◆ SUPPLIED MATERIAL

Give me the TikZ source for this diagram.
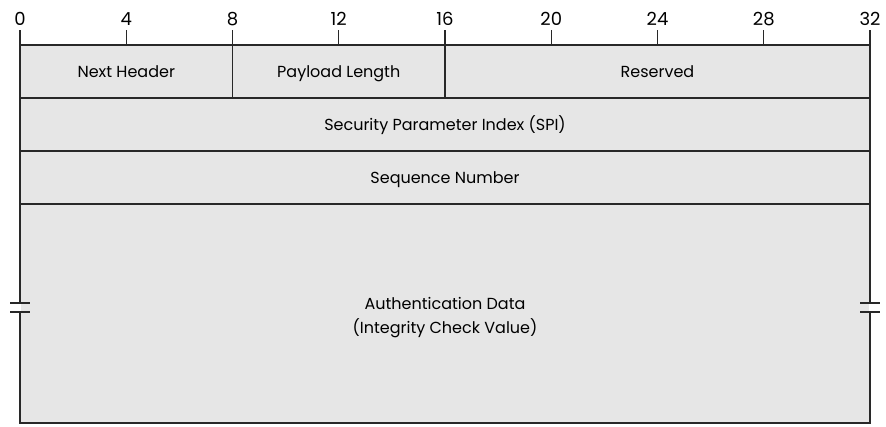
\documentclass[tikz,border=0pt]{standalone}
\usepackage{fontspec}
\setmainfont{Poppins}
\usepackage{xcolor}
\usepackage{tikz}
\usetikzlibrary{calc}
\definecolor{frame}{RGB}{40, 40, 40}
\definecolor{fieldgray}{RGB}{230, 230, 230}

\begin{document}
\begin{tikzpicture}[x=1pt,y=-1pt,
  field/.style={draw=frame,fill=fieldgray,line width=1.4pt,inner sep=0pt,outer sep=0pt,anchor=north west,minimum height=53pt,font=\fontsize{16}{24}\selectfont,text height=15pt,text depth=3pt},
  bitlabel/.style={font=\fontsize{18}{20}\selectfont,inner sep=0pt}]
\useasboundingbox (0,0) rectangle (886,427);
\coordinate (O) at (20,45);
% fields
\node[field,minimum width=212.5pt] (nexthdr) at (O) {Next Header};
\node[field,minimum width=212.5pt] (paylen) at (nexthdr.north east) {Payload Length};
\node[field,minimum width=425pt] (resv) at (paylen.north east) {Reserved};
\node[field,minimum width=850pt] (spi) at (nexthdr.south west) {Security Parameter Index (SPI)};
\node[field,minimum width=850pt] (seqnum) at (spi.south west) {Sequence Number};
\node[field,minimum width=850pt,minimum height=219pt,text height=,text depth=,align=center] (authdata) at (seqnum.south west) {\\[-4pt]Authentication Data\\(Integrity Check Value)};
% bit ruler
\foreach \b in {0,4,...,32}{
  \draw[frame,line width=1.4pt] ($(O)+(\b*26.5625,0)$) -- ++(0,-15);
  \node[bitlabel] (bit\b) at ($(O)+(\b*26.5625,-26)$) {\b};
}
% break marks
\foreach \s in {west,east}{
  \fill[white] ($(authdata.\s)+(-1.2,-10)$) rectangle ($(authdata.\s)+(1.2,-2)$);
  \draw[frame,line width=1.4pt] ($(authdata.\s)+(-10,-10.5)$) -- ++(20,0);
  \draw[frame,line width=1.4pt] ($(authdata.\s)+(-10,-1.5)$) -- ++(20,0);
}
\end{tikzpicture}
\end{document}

◆ GOAL OF THE EXERCISE
Reproduce the listing exactly. Leave its pictures out.

◆ SOLUTION
Give me the TikZ source for this diagram.
\documentclass[tikz,border=0pt]{standalone}
\usepackage{fontspec}
\setmainfont{Poppins}
\usepackage{xcolor}
\usepackage{tikz}
\usetikzlibrary{calc}
\definecolor{frame}{RGB}{40, 40, 40}
\definecolor{fieldgray}{RGB}{230, 230, 230}

\begin{document}
\begin{tikzpicture}[x=1pt,y=-1pt,
  field/.style={draw=frame,fill=fieldgray,line width=1.4pt,inner sep=0pt,outer sep=0pt,anchor=north west,minimum height=53pt,font=\fontsize{16}{24}\selectfont,text height=15pt,text depth=3pt},
  bitlabel/.style={font=\fontsize{18}{20}\selectfont,inner sep=0pt}]
\useasboundingbox (0,0) rectangle (886,427);
\coordinate (O) at (20,45);
% fields
\node[field,minimum width=212.5pt] (nexthdr) at (O) {Next Header};
\node[field,minimum width=212.5pt] (paylen) at (nexthdr.north east) {Payload Length};
\node[field,minimum width=425pt] (resv) at (paylen.north east) {Reserved};
\node[field,minimum width=850pt] (spi) at (nexthdr.south west) {Security Parameter Index (SPI)};
\node[field,minimum width=850pt] (seqnum) at (spi.south west) {Sequence Number};
\node[field,minimum width=850pt,minimum height=219pt,text height=,text depth=,align=center] (authdata) at (seqnum.south west) {\\[-4pt]Authentication Data\\(Integrity Check Value)};
% bit ruler
\foreach \b in {0,4,...,32}{
  \draw[frame,line width=1.4pt] ($(O)+(\b*26.5625,0)$) -- ++(0,-15);
  \node[bitlabel] (bit\b) at ($(O)+(\b*26.5625,-26)$) {\b};
}
% break marks
\foreach \s in {west,east}{
  \fill[white] ($(authdata.\s)+(-1.2,-10)$) rectangle ($(authdata.\s)+(1.2,-2)$);
  \draw[frame,line width=1.4pt] ($(authdata.\s)+(-10,-10.5)$) -- ++(20,0);
  \draw[frame,line width=1.4pt] ($(authdata.\s)+(-10,-1.5)$) -- ++(20,0);
}
\end{tikzpicture}
\end{document}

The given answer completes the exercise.